I intend for the licence renewals to deliver a good deal for viewers and the UK economy and also create certainty in the market during these difficult economic times.
The UK is in a global race, and the TV programmes produced for 3 and 5 are exported around the world. Renewing the licences will ensure the holders can continue to invest in original UK content.
After considering advice from Ofcom, the Culture Secretary has decided the licences should be renewed for the full 10 years. She has written to the regulator asking it to negotiate the licences, and highlighted the issues she wants looked at as part of that process. Those issues are:
- The need to work with the licence holders to maintain, or even increase, the current level of public service requirements, such as the amount of news or original content.
- Under proposals advanced by ITV, viewers in the south of Scotland would not receive the same level of programming about Scotland as those in the northern and central parts of the country. The Culture Secretary said she wanted to see a way forward that addressed the concerns of viewers in the Border region.
At the Culture Secretary’s request, Northern & Shell has made a commitment for the first time about investing in programmes for children on Channel 5. The channel has said it will broadcast at least 600 hours of UK-originated children’s programmes a year and this would comprise at least half of children’s programmes on the channel.
She also agreed that Ofcom should progress the potential separation of the Wales and West Channel 3 licence region.

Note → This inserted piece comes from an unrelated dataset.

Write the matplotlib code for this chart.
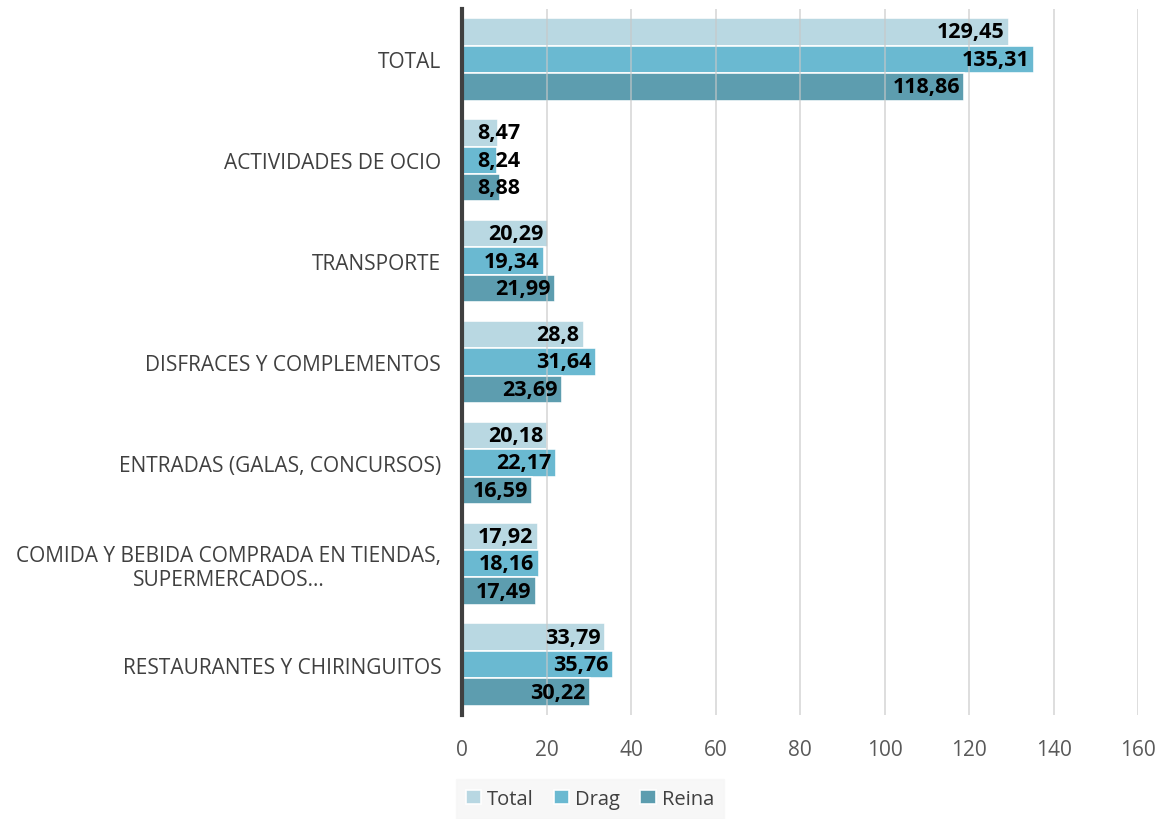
import matplotlib
matplotlib.use("Agg")
import matplotlib.pyplot as plt
import numpy as np

categories = ["TOTAL", "ACTIVIDADES DE OCIO", "TRANSPORTE", "DISFRACES Y COMPLEMENTOS",
              "ENTRADAS (GALAS, CONCURSOS)", "COMIDA Y BEBIDA COMPRADA EN TIENDAS,\nSUPERMERCADOS...",
              "RESTAURANTES Y CHIRINGUITOS"]
total = [129.45, 8.47, 20.29, 28.8, 20.18, 17.92, 33.79]
drag = [135.31, 8.24, 19.34, 31.64, 22.17, 18.16, 35.76]
reina = [118.86, 8.88, 21.99, 23.69, 16.59, 17.49, 30.22]
series_names = ["Total", "Drag", "Reina"]
xticks = [0, 20, 40, 60, 80, 100, 120, 140, 160]

colors = ["#b5d6e1", "#62b6cf", "#5498ab"]

plt.rcParams['font.family'] = ['Open Sans', 'DejaVu Sans']

fig = plt.figure(figsize=(11.65, 8.2), dpi=100)
ax = fig.add_axes([462/1165, 1-716/820, 676/1165, 706/820])

y = np.arange(len(categories))
h = 0.272
for i, (vals, name, c) in enumerate(zip([total, drag, reina], series_names, colors)):
    pos = y + (i - 1) * h
    ax.barh(pos, vals, height=h, color=c, edgecolor="white", linewidth=1.2,
            label=name, zorder=2, alpha=0.95)
    for p, v in zip(pos, vals):
        txt = f"{v:g}".replace(".", ",")
        if v > 13:
            ax.text(v - 1.0, p, txt, ha="right", va="center", fontsize=15.5,
                    fontweight="bold", color="black", zorder=4)
        else:
            ax.text(3.6, p, txt, ha="left", va="center", fontsize=15.5,
                    fontweight="bold", color="black", zorder=4)

ax.set_xlim(0, 160)
ax.set_ylim(len(categories) - 0.5, -0.5)
ax.set_xticks(xticks)
ax.set_xticklabels([str(t) for t in xticks], fontsize=15, color="#595959")
ax.set_yticks(y)
ax.set_yticklabels(categories, fontsize=15, color="#404040")
ax.tick_params(axis="both", length=0)
ax.tick_params(axis="x", pad=17)
ax.tick_params(axis="y", pad=15)
for lab in ax.get_yticklabels():
    lab.set_horizontalalignment("right")
    lab.set_multialignment("center")

ax.grid(axis="x", color="#c8c8c8", linewidth=1.2, zorder=3, alpha=0.7)
ax.set_axisbelow(False)
for s in ["top", "right", "bottom"]:
    ax.spines[s].set_visible(False)
ax.spines["left"].set_color("#404040")
ax.spines["left"].set_linewidth(3)
ax.spines["left"].set_zorder(5)

leg = fig.legend(loc="center", bbox_to_anchor=(590/1165, 1-800/820), ncol=3,
                 frameon=True, fontsize=14.5, handlelength=0.75, handleheight=0.75,
                 handletextpad=0.3, columnspacing=1.0, borderpad=0.5,
                 fancybox=False)
leg.get_frame().set_facecolor("#f6f6f6")
leg.get_frame().set_edgecolor("#f6f6f6")
for t in leg.get_texts():
    t.set_color("#404040")

fig.savefig("out.png", dpi=100)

The licences for Channel 3 and 5 expire on 31 December 2014 and Ofcom are expected to agree and complete the negotiations by then. However, Mrs Miller is prepared to extend the licences by a year if the necessary negotiations are not completed in time.
Notes to Editors
The Secretary of State can instruct Ofcom to renew the licences for a full 10 years, extend for a limited period or auction the licences. Ofcom are required to produce a report to the Secretary of State under section 229 of the Communications Act 2003. In the report, Ofcom give their opinion on whether the existing licence holders will be able to contribute, at a commercially sustainable cost, to the fulfilment of the public service broadcasting purposes in the 10 years from 2015.
The letter from the Culture Secretary to Ofcom detailing her decision is available from the DCMS website.